YOUR INSTRUCTIONS: Without including any images, repeat the data exactly.

RAW DATA:
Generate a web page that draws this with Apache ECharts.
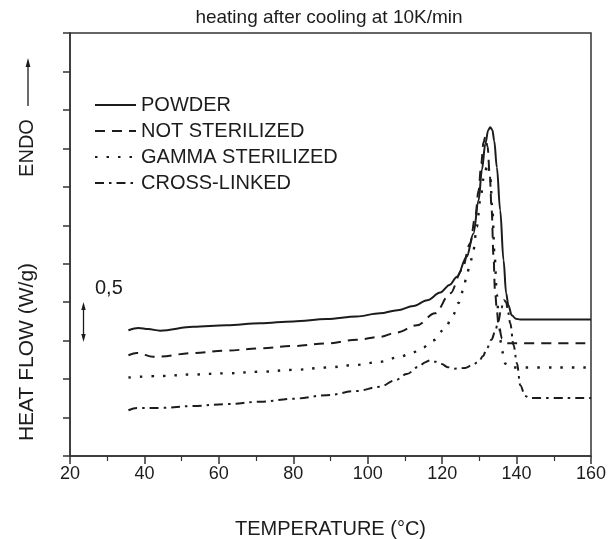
<!DOCTYPE html>
<html>
<head>
<meta charset="utf-8">
<script src="https://cdn.jsdelivr.net/npm/echarts@6/dist/echarts.min.js"></script>
<style>
html,body{margin:0;padding:0;background:#fff;}
#c{width:615px;height:539px;}
</style>
</head>
<body>
<div id="c"></div>
<script>
// ---- data (temperature °C, heat flow in axis tick units) ----
const seriesNames = ['POWDER', 'NOT STERILIZED', 'GAMMA STERILIZED', 'CROSS-LINKED'];
const xTicks = [20, 40, 60, 80, 100, 120, 140, 160];

const powder = [[35.7,3.27],[38.4,3.33],[41,3.30],[44.2,3.26],[53.1,3.36],[62,3.40],[71.1,3.45],[80,3.50],[89,3.56],[97,3.63],[103.3,3.71],[108,3.79],[112.3,3.90],[116,4.05],[119.5,4.25],[122,4.45],[124,4.66],[126.6,5.18],[128.4,5.78],[129.8,6.65],[130.7,7.45],[131.6,8.12],[132.4,8.48],[132.9,8.55],[133.5,8.48],[134.0,8.2],[134.7,7.51],[135.6,6.39],[136.5,5.09],[137.2,4.23],[137.8,3.92],[138.7,3.66],[139.8,3.57],[141,3.55],[160,3.55]];

const notSterilized = [[35.7,2.62],[38,2.68],[42.4,2.58],[44.2,2.59],[53.1,2.68],[62,2.74],[71.1,2.80],[80,2.86],[89,2.93],[97,3.02],[103.3,3.10],[107.8,3.21],[113.2,3.40],[118.1,3.71],[122.2,4.23],[125.3,4.83],[127.5,5.52],[128.9,6.22],[129.8,6.91],[130.5,7.6],[131.1,8.15],[131.6,8.3],[132.2,8.05],[132.8,7.3],[133.3,6.4],[133.8,5.2],[134.2,4.3],[134.7,3.8],[135.1,3.45],[136.1,3.05],[137.5,2.93],[160,2.93]];

const gammaSterilized = [[35.7,2.04],[44.2,2.08],[53.1,2.12],[62,2.15],[71.1,2.19],[80,2.24],[89,2.30],[97,2.37],[103.3,2.45],[108.7,2.58],[111.8,2.68],[114.8,2.82],[117.7,3.01],[120.8,3.32],[122.9,3.66],[124.4,3.98],[125.7,4.31],[126.6,4.70],[127.5,5.0],[128.4,5.35],[129.3,5.96],[130.3,6.7],[131.3,7.3],[132.2,7.6],[132.9,7.3],[133.5,6.4],[134.1,5.2],[134.7,4.2],[135.3,3.4],[136,2.75],[137,2.4],[138.5,2.3],[160,2.3]];

const crossLinked = [[35.7,1.19],[38,1.25],[44.2,1.25],[53.1,1.30],[62,1.35],[71.1,1.41],[80,1.49],[89,1.58],[97,1.69],[103.3,1.80],[107.4,1.97],[110.5,2.13],[113.6,2.32],[115.5,2.44],[116.8,2.49],[118.3,2.45],[119.9,2.39],[121.5,2.31],[123.2,2.27],[126.2,2.29],[128,2.36],[129.8,2.45],[131,2.6],[132,2.8],[133.3,3.03],[134.2,3.23],[135.1,3.5],[135.9,3.85],[136.6,4.05],[137.2,4.0],[137.7,3.75],[138.3,3.45],[139.2,2.88],[140.1,2.41],[141,1.84],[142.3,1.56],[143.5,1.51],[160,1.51]];

const seriesData = [powder, notSterilized, gammaSterilized, crossLinked];
const dashTypes = ['solid', [10, 7], [2.5, 9], [9, 5, 2.5, 5]];

const ink = '#1c1c1c';
const font = 'Liberation Sans, Arial, sans-serif';

const chart = echarts.init(document.getElementById('c'), null, {renderer: 'canvas'});

const series = seriesNames.map((name, i) => ({
  name: name,
  type: 'line',
  data: seriesData[i],
  symbol: 'none',
  smooth: 0.35,
  smoothMonotone: 'x',
  lineStyle: {color: ink, width: i === 2 ? 2.4 : 2, type: dashTypes[i]},
  itemStyle: {color: ink},
  z: 3
}));

chart.setOption({
  animation: false,
  backgroundColor: '#fff',
  title: {
    text: 'heating after cooling at 10K/min',
    left: 324, top: 3, textAlign: 'center',
    textStyle: {fontFamily: font, fontSize: 19, fontWeight: 'normal', color: ink}
  },
  grid: {left: 70, right: 24, top: 33, bottom: 83, show: true, borderColor: '#333', borderWidth: 1.5,
    backgroundColor: 'transparent', containLabel: false, outerBoundsMode: 'none'},
  legend: {
    orient: 'vertical', left: 89, top: 90, itemWidth: 41, itemHeight: 14, itemGap: 6,
    itemStyle: {color: 'transparent', borderWidth: 0, opacity: 0},
    textStyle: {fontFamily: font, fontSize: 20, color: ink},
    data: seriesNames
  },
  xAxis: {
    type: 'value', min: 20, max: 160, interval: 20,
    name: 'TEMPERATURE (°C)', nameLocation: 'middle', nameGap: 63,
    nameTextStyle: {fontFamily: font, fontSize: 20, color: ink},
    axisLine: {lineStyle: {color: '#333', width: 1.5}},
    axisTick: {length: 8, lineStyle: {color: '#333', width: 1.5}},
    minorTick: {show: true, splitNumber: 2, length: 5, lineStyle: {color: '#333', width: 1.2}},
    axisLabel: {fontFamily: font, fontSize: 18, color: ink, margin: 9,
      formatter: v => xTicks.indexOf(v) >= 0 ? String(v) : ''},
    splitLine: {show: false}
  },
  yAxis: {
    type: 'value', min: 0, max: 11, interval: 1,
    axisLine: {show: true, lineStyle: {color: '#333', width: 1.5}},
    axisTick: {show: true, length: 7, lineStyle: {color: '#333', width: 1.5}},
    axisLabel: {show: false},
    splitLine: {show: false}
  },
  graphic: [
    {type: 'text', x: 27, y: 352, rotation: Math.PI / 2,
      style: {text: 'HEAT FLOW (W/g)', fontFamily: font, fontSize: 21, fill: ink, textAlign: 'center', textVerticalAlign: 'middle'}},
    {type: 'text', x: 27, y: 148, rotation: Math.PI / 2,
      style: {text: 'ENDO', fontFamily: font, fontSize: 20, fill: ink, textAlign: 'center', textVerticalAlign: 'middle'}},
    {type: 'line', shape: {x1: 28, y1: 106, x2: 28, y2: 66}, style: {stroke: ink, lineWidth: 1.3}},
    {type: 'polygon', shape: {points: [[28, 58], [25.6, 67], [30.4, 67]]}, style: {fill: ink}},
    {type: 'text', x: 95, y: 288,
      style: {text: '0,5', fontFamily: font, fontSize: 20, fill: ink, textAlign: 'left', textVerticalAlign: 'middle'}},
    {type: 'line', shape: {x1: 83.5, y1: 308, x2: 83.5, y2: 336}, style: {stroke: ink, lineWidth: 1.3}},
    {type: 'polygon', shape: {points: [[83.5, 302], [81.3, 310], [85.7, 310]]}, style: {fill: ink}},
    {type: 'polygon', shape: {points: [[83.5, 342], [81.3, 334], [85.7, 334]]}, style: {fill: ink}}
  ],
  series: series
});
</script>
</body>
</html>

ANSWER BELOW:
Generate a web page that draws this with Apache ECharts.
<!DOCTYPE html>
<html>
<head>
<meta charset="utf-8">
<script src="https://cdn.jsdelivr.net/npm/echarts@6/dist/echarts.min.js"></script>
<style>
html,body{margin:0;padding:0;background:#fff;}
#c{width:615px;height:539px;}
</style>
</head>
<body>
<div id="c"></div>
<script>
// ---- data (temperature °C, heat flow in axis tick units) ----
const seriesNames = ['POWDER', 'NOT STERILIZED', 'GAMMA STERILIZED', 'CROSS-LINKED'];
const xTicks = [20, 40, 60, 80, 100, 120, 140, 160];

const powder = [[35.7,3.27],[38.4,3.33],[41,3.30],[44.2,3.26],[53.1,3.36],[62,3.40],[71.1,3.45],[80,3.50],[89,3.56],[97,3.63],[103.3,3.71],[108,3.79],[112.3,3.90],[116,4.05],[119.5,4.25],[122,4.45],[124,4.66],[126.6,5.18],[128.4,5.78],[129.8,6.65],[130.7,7.45],[131.6,8.12],[132.4,8.48],[132.9,8.55],[133.5,8.48],[134.0,8.2],[134.7,7.51],[135.6,6.39],[136.5,5.09],[137.2,4.23],[137.8,3.92],[138.7,3.66],[139.8,3.57],[141,3.55],[160,3.55]];

const notSterilized = [[35.7,2.62],[38,2.68],[42.4,2.58],[44.2,2.59],[53.1,2.68],[62,2.74],[71.1,2.80],[80,2.86],[89,2.93],[97,3.02],[103.3,3.10],[107.8,3.21],[113.2,3.40],[118.1,3.71],[122.2,4.23],[125.3,4.83],[127.5,5.52],[128.9,6.22],[129.8,6.91],[130.5,7.6],[131.1,8.15],[131.6,8.3],[132.2,8.05],[132.8,7.3],[133.3,6.4],[133.8,5.2],[134.2,4.3],[134.7,3.8],[135.1,3.45],[136.1,3.05],[137.5,2.93],[160,2.93]];

const gammaSterilized = [[35.7,2.04],[44.2,2.08],[53.1,2.12],[62,2.15],[71.1,2.19],[80,2.24],[89,2.30],[97,2.37],[103.3,2.45],[108.7,2.58],[111.8,2.68],[114.8,2.82],[117.7,3.01],[120.8,3.32],[122.9,3.66],[124.4,3.98],[125.7,4.31],[126.6,4.70],[127.5,5.0],[128.4,5.35],[129.3,5.96],[130.3,6.7],[131.3,7.3],[132.2,7.6],[132.9,7.3],[133.5,6.4],[134.1,5.2],[134.7,4.2],[135.3,3.4],[136,2.75],[137,2.4],[138.5,2.3],[160,2.3]];

const crossLinked = [[35.7,1.19],[38,1.25],[44.2,1.25],[53.1,1.30],[62,1.35],[71.1,1.41],[80,1.49],[89,1.58],[97,1.69],[103.3,1.80],[107.4,1.97],[110.5,2.13],[113.6,2.32],[115.5,2.44],[116.8,2.49],[118.3,2.45],[119.9,2.39],[121.5,2.31],[123.2,2.27],[126.2,2.29],[128,2.36],[129.8,2.45],[131,2.6],[132,2.8],[133.3,3.03],[134.2,3.23],[135.1,3.5],[135.9,3.85],[136.6,4.05],[137.2,4.0],[137.7,3.75],[138.3,3.45],[139.2,2.88],[140.1,2.41],[141,1.84],[142.3,1.56],[143.5,1.51],[160,1.51]];

const seriesData = [powder, notSterilized, gammaSterilized, crossLinked];
const dashTypes = ['solid', [10, 7], [2.5, 9], [9, 5, 2.5, 5]];

const ink = '#1c1c1c';
const font = 'Liberation Sans, Arial, sans-serif';

const chart = echarts.init(document.getElementById('c'), null, {renderer: 'canvas'});

const series = seriesNames.map((name, i) => ({
  name: name,
  type: 'line',
  data: seriesData[i],
  symbol: 'none',
  smooth: 0.35,
  smoothMonotone: 'x',
  lineStyle: {color: ink, width: i === 2 ? 2.4 : 2, type: dashTypes[i]},
  itemStyle: {color: ink},
  z: 3
}));

chart.setOption({
  animation: false,
  backgroundColor: '#fff',
  title: {
    text: 'heating after cooling at 10K/min',
    left: 324, top: 3, textAlign: 'center',
    textStyle: {fontFamily: font, fontSize: 19, fontWeight: 'normal', color: ink}
  },
  grid: {left: 70, right: 24, top: 33, bottom: 83, show: true, borderColor: '#333', borderWidth: 1.5,
    backgroundColor: 'transparent', containLabel: false, outerBoundsMode: 'none'},
  legend: {
    orient: 'vertical', left: 89, top: 90, itemWidth: 41, itemHeight: 14, itemGap: 6,
    itemStyle: {color: 'transparent', borderWidth: 0, opacity: 0},
    textStyle: {fontFamily: font, fontSize: 20, color: ink},
    data: seriesNames
  },
  xAxis: {
    type: 'value', min: 20, max: 160, interval: 20,
    name: 'TEMPERATURE (°C)', nameLocation: 'middle', nameGap: 63,
    nameTextStyle: {fontFamily: font, fontSize: 20, color: ink},
    axisLine: {lineStyle: {color: '#333', width: 1.5}},
    axisTick: {length: 8, lineStyle: {color: '#333', width: 1.5}},
    minorTick: {show: true, splitNumber: 2, length: 5, lineStyle: {color: '#333', width: 1.2}},
    axisLabel: {fontFamily: font, fontSize: 18, color: ink, margin: 9,
      formatter: v => xTicks.indexOf(v) >= 0 ? String(v) : ''},
    splitLine: {show: false}
  },
  yAxis: {
    type: 'value', min: 0, max: 11, interval: 1,
    axisLine: {show: true, lineStyle: {color: '#333', width: 1.5}},
    axisTick: {show: true, length: 7, lineStyle: {color: '#333', width: 1.5}},
    axisLabel: {show: false},
    splitLine: {show: false}
  },
  graphic: [
    {type: 'text', x: 27, y: 352, rotation: Math.PI / 2,
      style: {text: 'HEAT FLOW (W/g)', fontFamily: font, fontSize: 21, fill: ink, textAlign: 'center', textVerticalAlign: 'middle'}},
    {type: 'text', x: 27, y: 148, rotation: Math.PI / 2,
      style: {text: 'ENDO', fontFamily: font, fontSize: 20, fill: ink, textAlign: 'center', textVerticalAlign: 'middle'}},
    {type: 'line', shape: {x1: 28, y1: 106, x2: 28, y2: 66}, style: {stroke: ink, lineWidth: 1.3}},
    {type: 'polygon', shape: {points: [[28, 58], [25.6, 67], [30.4, 67]]}, style: {fill: ink}},
    {type: 'text', x: 95, y: 288,
      style: {text: '0,5', fontFamily: font, fontSize: 20, fill: ink, textAlign: 'left', textVerticalAlign: 'middle'}},
    {type: 'line', shape: {x1: 83.5, y1: 308, x2: 83.5, y2: 336}, style: {stroke: ink, lineWidth: 1.3}},
    {type: 'polygon', shape: {points: [[83.5, 302], [81.3, 310], [85.7, 310]]}, style: {fill: ink}},
    {type: 'polygon', shape: {points: [[83.5, 342], [81.3, 334], [85.7, 334]]}, style: {fill: ink}}
  ],
  series: series
});
</script>
</body>
</html>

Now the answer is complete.